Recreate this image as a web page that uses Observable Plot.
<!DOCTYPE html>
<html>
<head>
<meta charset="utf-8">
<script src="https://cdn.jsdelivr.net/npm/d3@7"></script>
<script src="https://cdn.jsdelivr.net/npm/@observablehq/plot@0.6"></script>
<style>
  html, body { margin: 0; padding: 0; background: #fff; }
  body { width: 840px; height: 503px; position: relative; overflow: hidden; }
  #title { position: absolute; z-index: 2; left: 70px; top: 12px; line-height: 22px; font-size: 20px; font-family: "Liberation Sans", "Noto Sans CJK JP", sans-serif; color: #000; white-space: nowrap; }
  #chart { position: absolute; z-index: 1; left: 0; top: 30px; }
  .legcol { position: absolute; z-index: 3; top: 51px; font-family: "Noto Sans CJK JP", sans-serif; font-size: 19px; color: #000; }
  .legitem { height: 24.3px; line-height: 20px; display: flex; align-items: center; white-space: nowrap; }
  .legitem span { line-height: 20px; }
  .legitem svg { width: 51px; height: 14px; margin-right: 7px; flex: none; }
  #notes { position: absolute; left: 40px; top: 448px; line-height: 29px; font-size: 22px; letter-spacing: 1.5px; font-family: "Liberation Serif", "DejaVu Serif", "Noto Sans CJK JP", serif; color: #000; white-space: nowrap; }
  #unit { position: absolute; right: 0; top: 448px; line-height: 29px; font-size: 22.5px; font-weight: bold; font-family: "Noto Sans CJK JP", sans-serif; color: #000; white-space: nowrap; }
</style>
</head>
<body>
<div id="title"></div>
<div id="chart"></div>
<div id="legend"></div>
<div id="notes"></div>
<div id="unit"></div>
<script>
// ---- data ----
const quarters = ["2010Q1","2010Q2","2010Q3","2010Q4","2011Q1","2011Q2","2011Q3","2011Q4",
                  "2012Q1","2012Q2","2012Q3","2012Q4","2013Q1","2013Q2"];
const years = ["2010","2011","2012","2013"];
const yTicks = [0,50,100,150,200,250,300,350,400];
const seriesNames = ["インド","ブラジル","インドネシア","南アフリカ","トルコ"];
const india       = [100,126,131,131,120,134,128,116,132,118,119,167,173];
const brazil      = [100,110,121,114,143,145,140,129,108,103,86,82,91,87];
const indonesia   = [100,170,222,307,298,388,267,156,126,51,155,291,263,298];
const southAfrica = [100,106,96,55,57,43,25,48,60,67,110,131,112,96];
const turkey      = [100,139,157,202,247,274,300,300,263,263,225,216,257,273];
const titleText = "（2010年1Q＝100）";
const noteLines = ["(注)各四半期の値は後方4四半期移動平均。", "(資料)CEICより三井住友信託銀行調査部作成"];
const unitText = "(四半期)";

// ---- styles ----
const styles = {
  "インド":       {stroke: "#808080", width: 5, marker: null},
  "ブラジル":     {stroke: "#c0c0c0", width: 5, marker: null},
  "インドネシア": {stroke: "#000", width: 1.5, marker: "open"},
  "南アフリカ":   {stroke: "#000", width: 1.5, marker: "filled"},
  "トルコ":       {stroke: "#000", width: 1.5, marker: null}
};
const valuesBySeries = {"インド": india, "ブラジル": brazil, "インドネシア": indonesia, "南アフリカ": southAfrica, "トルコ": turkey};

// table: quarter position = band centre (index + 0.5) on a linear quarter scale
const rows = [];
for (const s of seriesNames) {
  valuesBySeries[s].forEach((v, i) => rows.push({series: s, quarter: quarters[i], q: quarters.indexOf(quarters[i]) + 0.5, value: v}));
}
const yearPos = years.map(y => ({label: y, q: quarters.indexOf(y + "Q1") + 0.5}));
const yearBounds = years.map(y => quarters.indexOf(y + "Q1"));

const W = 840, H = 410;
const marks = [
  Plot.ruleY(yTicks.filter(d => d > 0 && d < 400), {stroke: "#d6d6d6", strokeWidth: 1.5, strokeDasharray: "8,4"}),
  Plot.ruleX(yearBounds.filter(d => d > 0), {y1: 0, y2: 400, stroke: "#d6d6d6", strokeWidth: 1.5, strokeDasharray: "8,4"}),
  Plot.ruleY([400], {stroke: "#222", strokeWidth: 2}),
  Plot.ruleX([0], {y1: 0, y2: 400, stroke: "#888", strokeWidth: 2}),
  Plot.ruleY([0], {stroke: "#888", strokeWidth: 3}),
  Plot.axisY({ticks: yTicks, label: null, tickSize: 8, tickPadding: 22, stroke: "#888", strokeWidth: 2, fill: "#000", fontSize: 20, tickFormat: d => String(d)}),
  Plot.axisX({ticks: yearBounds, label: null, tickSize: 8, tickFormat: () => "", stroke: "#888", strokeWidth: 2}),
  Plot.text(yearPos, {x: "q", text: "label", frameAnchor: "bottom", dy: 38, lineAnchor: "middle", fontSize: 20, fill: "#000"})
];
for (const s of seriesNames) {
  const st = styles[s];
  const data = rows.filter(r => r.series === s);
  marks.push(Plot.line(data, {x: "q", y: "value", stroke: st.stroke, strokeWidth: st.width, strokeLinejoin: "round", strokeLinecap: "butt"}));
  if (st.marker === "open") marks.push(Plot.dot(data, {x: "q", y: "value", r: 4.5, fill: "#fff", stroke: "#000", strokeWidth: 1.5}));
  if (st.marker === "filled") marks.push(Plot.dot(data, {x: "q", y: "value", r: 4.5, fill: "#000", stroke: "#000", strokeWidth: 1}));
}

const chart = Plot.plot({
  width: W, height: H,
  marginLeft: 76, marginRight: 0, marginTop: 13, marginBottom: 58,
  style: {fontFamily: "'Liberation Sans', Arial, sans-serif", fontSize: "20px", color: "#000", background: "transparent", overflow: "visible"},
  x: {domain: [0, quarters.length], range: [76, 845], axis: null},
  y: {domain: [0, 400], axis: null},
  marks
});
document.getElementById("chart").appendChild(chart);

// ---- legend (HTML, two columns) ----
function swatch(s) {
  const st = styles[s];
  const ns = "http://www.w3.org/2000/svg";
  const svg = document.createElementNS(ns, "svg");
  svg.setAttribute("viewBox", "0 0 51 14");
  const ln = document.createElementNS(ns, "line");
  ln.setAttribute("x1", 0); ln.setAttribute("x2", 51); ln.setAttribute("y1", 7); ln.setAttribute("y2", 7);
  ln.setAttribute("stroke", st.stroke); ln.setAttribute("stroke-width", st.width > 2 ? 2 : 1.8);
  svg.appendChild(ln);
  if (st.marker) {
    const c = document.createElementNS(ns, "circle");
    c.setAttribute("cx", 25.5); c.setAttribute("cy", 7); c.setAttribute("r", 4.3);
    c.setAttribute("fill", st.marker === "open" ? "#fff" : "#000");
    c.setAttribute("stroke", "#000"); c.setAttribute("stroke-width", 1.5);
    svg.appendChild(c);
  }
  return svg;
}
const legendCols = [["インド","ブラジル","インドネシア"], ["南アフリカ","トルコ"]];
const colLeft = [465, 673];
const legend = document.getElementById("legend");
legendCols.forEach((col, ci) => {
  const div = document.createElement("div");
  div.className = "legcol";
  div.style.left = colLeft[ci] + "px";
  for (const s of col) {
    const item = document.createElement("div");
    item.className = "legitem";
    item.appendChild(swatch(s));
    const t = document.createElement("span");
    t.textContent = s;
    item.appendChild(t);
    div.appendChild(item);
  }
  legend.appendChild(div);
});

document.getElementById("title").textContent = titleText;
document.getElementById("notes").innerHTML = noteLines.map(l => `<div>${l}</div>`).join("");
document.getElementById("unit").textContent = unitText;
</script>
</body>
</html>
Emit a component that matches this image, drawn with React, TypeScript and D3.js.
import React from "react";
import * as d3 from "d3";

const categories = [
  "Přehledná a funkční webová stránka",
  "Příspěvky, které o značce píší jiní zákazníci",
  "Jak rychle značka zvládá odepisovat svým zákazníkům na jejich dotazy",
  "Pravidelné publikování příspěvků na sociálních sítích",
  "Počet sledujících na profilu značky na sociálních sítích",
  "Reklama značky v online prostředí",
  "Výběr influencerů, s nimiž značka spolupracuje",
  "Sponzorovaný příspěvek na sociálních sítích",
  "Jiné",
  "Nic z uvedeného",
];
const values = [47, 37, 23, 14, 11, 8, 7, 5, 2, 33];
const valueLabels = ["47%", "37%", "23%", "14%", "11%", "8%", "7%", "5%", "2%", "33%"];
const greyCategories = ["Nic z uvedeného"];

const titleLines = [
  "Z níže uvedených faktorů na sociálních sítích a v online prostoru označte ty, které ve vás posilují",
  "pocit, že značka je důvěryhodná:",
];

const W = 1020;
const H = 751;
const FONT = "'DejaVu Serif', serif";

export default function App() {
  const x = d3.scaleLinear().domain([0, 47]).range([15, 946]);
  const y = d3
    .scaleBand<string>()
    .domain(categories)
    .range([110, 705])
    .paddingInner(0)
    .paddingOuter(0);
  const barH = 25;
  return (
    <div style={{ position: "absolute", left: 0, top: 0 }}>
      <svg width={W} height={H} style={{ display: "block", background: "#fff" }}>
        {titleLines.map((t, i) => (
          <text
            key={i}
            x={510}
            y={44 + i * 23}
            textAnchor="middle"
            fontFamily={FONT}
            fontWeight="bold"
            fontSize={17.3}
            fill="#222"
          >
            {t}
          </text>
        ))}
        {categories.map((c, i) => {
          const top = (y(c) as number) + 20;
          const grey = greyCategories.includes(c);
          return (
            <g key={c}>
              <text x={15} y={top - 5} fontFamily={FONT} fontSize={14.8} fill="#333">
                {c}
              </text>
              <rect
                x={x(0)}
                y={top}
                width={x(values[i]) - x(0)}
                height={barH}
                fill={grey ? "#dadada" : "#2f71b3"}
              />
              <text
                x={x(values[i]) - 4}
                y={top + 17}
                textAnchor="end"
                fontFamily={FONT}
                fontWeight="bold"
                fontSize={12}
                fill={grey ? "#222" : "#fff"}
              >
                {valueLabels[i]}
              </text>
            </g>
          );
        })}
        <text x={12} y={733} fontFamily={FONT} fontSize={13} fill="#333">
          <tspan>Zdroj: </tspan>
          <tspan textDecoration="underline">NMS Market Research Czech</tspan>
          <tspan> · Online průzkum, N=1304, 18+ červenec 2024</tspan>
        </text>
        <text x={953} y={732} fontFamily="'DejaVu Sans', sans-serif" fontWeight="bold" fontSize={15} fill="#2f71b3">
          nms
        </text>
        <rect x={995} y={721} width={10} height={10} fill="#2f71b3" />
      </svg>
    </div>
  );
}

* * *

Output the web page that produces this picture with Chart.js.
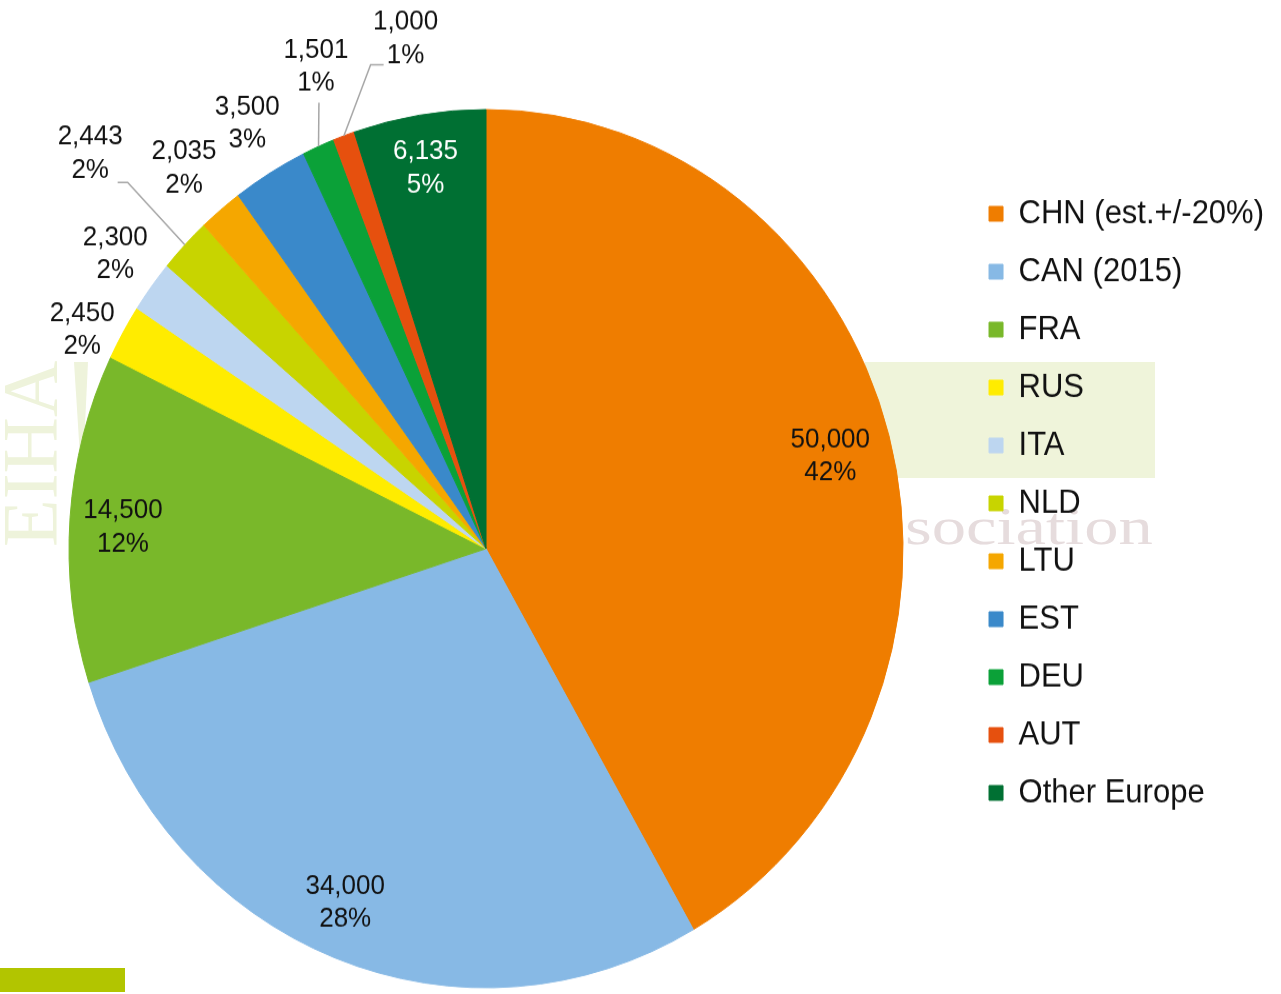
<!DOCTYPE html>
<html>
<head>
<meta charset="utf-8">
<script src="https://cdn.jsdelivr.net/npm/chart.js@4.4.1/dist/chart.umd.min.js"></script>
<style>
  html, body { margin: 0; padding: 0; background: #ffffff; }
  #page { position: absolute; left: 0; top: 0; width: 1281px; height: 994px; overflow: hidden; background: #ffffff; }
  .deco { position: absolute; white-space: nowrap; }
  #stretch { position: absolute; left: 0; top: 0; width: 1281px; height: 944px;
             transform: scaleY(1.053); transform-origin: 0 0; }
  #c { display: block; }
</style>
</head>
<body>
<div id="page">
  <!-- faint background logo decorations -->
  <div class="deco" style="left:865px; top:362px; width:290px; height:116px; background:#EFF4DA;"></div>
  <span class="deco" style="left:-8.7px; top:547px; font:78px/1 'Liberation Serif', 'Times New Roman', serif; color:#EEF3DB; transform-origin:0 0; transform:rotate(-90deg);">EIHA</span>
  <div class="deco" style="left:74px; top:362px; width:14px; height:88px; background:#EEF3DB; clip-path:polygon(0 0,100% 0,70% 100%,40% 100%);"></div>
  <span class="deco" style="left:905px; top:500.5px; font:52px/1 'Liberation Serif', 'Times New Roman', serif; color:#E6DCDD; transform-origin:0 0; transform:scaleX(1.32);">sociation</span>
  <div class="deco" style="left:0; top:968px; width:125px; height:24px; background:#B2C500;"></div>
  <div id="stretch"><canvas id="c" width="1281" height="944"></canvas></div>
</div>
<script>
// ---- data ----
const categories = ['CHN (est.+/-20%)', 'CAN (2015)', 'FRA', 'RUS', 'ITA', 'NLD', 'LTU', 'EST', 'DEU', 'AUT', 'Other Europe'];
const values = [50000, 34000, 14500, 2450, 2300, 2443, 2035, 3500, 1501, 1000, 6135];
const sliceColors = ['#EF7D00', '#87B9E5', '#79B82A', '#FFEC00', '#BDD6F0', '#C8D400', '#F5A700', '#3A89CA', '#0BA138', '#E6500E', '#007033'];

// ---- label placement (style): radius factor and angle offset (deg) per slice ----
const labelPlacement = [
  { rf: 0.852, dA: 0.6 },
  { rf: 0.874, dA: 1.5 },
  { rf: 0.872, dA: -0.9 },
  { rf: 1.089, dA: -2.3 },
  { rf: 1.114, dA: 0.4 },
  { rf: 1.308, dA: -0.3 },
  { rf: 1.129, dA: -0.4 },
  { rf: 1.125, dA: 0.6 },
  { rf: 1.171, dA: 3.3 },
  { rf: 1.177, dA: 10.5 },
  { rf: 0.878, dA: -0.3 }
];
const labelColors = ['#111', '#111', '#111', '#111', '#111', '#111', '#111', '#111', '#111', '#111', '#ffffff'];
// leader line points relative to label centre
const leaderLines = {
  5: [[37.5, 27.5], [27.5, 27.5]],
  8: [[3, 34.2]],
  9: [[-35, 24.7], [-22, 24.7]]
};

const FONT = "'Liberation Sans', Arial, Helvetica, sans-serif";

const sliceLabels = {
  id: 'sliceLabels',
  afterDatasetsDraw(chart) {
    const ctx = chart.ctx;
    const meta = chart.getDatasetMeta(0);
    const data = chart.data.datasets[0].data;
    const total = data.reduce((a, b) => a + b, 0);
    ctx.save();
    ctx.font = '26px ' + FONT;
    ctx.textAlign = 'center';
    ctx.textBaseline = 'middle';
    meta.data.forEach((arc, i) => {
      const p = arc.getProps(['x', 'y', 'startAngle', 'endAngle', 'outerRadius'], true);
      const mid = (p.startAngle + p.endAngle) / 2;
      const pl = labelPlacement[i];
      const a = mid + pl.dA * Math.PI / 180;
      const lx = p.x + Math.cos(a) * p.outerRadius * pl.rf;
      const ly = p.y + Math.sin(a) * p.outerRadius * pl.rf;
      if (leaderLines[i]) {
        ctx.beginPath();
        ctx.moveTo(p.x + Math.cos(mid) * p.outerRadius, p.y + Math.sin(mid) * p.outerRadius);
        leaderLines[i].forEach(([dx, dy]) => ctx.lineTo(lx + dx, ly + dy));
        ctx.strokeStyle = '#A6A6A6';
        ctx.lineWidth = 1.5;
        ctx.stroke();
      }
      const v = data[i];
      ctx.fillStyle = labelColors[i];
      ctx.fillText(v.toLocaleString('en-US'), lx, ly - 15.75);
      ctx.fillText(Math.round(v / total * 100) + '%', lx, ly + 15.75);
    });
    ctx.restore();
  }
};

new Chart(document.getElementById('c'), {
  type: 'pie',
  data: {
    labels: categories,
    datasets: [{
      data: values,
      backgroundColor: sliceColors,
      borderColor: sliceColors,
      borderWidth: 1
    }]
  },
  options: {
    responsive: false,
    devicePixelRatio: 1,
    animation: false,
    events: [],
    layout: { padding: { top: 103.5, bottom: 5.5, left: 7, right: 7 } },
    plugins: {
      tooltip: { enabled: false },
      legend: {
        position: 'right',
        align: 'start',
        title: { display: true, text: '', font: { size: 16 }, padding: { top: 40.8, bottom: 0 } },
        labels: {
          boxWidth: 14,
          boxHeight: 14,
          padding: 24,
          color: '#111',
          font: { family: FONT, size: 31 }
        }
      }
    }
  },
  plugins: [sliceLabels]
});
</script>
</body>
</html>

- [PROMPT]:
Nothing but the lines from the one with "Emit a component" through the one with "import * as" should be retyped; include both and keep them exact.

- [SOLUTION TO THE PROBLEM]:
Emit a component that matches this image, drawn with React, TypeScript and D3.js.
import React from "react";
import * as d3 from "d3";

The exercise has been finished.